→ **Dataset extract**
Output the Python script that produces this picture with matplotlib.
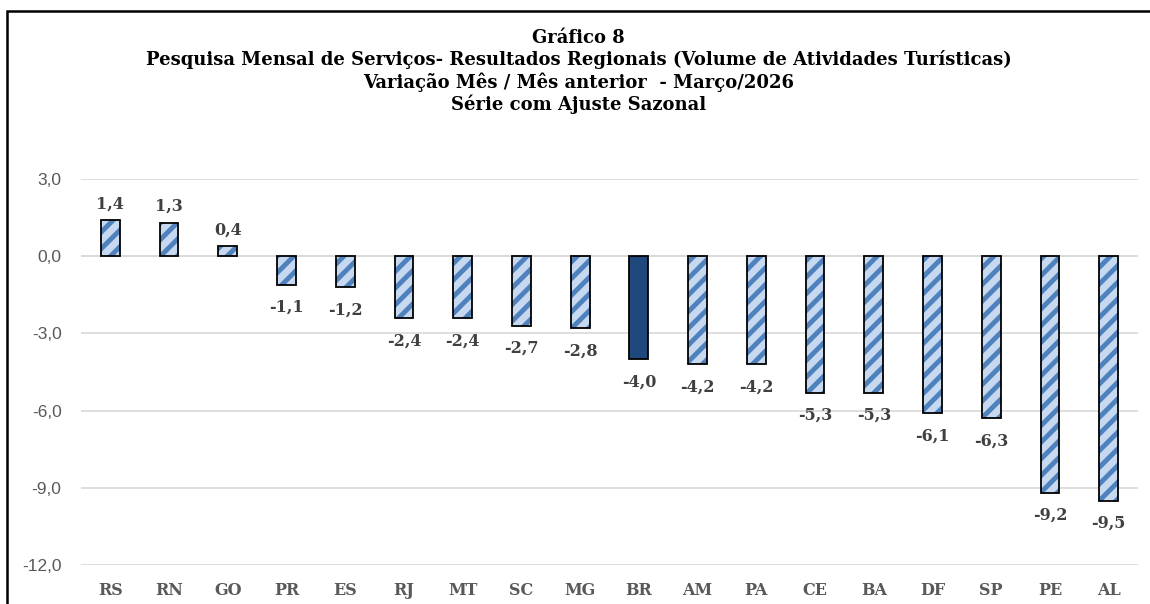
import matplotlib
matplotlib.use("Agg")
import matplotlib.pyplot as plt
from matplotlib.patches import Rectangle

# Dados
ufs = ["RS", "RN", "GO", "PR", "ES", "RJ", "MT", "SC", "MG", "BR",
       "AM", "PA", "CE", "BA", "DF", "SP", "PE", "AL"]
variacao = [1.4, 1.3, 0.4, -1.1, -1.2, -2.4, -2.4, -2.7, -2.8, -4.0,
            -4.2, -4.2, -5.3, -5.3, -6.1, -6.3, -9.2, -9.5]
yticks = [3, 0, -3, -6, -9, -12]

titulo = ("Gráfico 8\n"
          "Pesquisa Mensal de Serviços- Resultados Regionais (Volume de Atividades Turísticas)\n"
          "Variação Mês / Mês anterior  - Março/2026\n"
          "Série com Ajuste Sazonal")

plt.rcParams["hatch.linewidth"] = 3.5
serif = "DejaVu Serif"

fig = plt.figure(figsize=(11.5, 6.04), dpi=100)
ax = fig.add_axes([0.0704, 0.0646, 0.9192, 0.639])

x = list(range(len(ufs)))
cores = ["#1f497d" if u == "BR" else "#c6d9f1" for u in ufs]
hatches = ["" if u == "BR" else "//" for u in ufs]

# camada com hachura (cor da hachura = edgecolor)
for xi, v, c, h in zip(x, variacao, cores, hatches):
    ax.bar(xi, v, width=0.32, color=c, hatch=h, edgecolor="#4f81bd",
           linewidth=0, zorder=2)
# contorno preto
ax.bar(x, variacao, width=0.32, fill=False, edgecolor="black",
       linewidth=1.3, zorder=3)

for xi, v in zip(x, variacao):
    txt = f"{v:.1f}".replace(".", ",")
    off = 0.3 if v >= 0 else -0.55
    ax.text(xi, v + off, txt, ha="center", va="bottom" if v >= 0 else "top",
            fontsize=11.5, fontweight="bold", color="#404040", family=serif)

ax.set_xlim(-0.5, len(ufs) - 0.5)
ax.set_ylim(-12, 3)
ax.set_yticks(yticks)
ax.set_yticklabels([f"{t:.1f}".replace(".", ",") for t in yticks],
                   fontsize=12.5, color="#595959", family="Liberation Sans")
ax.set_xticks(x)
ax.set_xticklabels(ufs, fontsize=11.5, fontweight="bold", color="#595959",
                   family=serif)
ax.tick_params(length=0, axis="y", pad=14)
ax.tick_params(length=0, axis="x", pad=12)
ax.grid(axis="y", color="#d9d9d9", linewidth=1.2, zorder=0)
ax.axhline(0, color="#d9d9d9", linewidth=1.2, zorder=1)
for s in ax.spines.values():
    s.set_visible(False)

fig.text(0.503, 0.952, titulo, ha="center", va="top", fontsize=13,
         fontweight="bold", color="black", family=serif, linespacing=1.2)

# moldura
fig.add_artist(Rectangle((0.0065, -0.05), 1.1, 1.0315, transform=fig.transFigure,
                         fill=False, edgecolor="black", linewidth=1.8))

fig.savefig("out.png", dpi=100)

→ **Work required**
Pictures excluded, quote all the data above exactly.

→ **The response**
Output the Python script that produces this picture with matplotlib.
import matplotlib
matplotlib.use("Agg")
import matplotlib.pyplot as plt
from matplotlib.patches import Rectangle

# Dados
ufs = ["RS", "RN", "GO", "PR", "ES", "RJ", "MT", "SC", "MG", "BR",
       "AM", "PA", "CE", "BA", "DF", "SP", "PE", "AL"]
variacao = [1.4, 1.3, 0.4, -1.1, -1.2, -2.4, -2.4, -2.7, -2.8, -4.0,
            -4.2, -4.2, -5.3, -5.3, -6.1, -6.3, -9.2, -9.5]
yticks = [3, 0, -3, -6, -9, -12]

titulo = ("Gráfico 8\n"
          "Pesquisa Mensal de Serviços- Resultados Regionais (Volume de Atividades Turísticas)\n"
          "Variação Mês / Mês anterior  - Março/2026\n"
          "Série com Ajuste Sazonal")

plt.rcParams["hatch.linewidth"] = 3.5
serif = "DejaVu Serif"

fig = plt.figure(figsize=(11.5, 6.04), dpi=100)
ax = fig.add_axes([0.0704, 0.0646, 0.9192, 0.639])

x = list(range(len(ufs)))
cores = ["#1f497d" if u == "BR" else "#c6d9f1" for u in ufs]
hatches = ["" if u == "BR" else "//" for u in ufs]

# camada com hachura (cor da hachura = edgecolor)
for xi, v, c, h in zip(x, variacao, cores, hatches):
    ax.bar(xi, v, width=0.32, color=c, hatch=h, edgecolor="#4f81bd",
           linewidth=0, zorder=2)
# contorno preto
ax.bar(x, variacao, width=0.32, fill=False, edgecolor="black",
       linewidth=1.3, zorder=3)

for xi, v in zip(x, variacao):
    txt = f"{v:.1f}".replace(".", ",")
    off = 0.3 if v >= 0 else -0.55
    ax.text(xi, v + off, txt, ha="center", va="bottom" if v >= 0 else "top",
            fontsize=11.5, fontweight="bold", color="#404040", family=serif)

ax.set_xlim(-0.5, len(ufs) - 0.5)
ax.set_ylim(-12, 3)
ax.set_yticks(yticks)
ax.set_yticklabels([f"{t:.1f}".replace(".", ",") for t in yticks],
                   fontsize=12.5, color="#595959", family="Liberation Sans")
ax.set_xticks(x)
ax.set_xticklabels(ufs, fontsize=11.5, fontweight="bold", color="#595959",
                   family=serif)
ax.tick_params(length=0, axis="y", pad=14)
ax.tick_params(length=0, axis="x", pad=12)
ax.grid(axis="y", color="#d9d9d9", linewidth=1.2, zorder=0)
ax.axhline(0, color="#d9d9d9", linewidth=1.2, zorder=1)
for s in ax.spines.values():
    s.set_visible(False)

fig.text(0.503, 0.952, titulo, ha="center", va="top", fontsize=13,
         fontweight="bold", color="black", family=serif, linespacing=1.2)

# moldura
fig.add_artist(Rectangle((0.0065, -0.05), 1.1, 1.0315, transform=fig.transFigure,
                         fill=False, edgecolor="black", linewidth=1.8))

fig.savefig("out.png", dpi=100)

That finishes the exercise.